Maguire and Townsend decided to take advantage of the fact that the shore home is built on pilings by installing the condenser on a specially designed structure below the home. They created a small deck for the slim 310 pound, 35 by 53 by 12 inches, outdoor unit and secured it with columns, placing it approximately 3 feet off of the ground.

“Although we sit on a flood plain here, the water level has never approached three feet in modern times,” noted Townsend.

To address the coastal application, the Daikin VRV-S outdoor unit coil includes anti corrosion coating and all the metal parts are enamel coated. These features give the outdoor unit longer life in salt-corrosion risk appli- cations. The overall design of the system was completed by Maguire and Daikin AC sales engineer Michael Panopoulos. Equipment was supplied by Andrew Mohr of Thos.

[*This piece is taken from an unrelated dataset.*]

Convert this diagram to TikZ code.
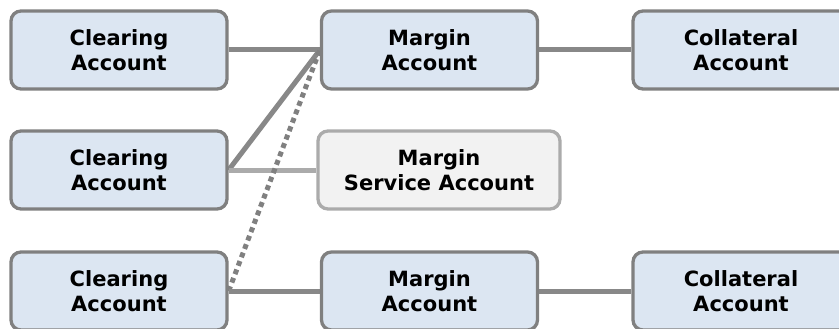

Somerville Co., the local Daikin distributor.

Since the home is built on pilings, the Daikin VRV®-S heat pump was installed on a specially designed structure below the home.

A NEW HOME WITH HISTORY

The six-sided Townsend lighthouse home sits on Tangier Sound, which is the site where the first Hooper Strait Lighthouse was built and stood for less than a decade. Harsh winter weather and the pressure of mounting ice against the pilings caused the lighthouse to be separated from its base and drift out into the bay.

Rebuilt a few years later, the lighthouse operated until it was decommissioned in 1966. The Chesapeake Bay Maritime Museum saved the structure from being demolished and relocated it to its on-air museum site. Today, lighthouse lovers from all around the world would definitely give it a top rating in its category.

“Since we plan to retire in our new lighthouse home, you could say we give it a top rating, too,” said Townsend.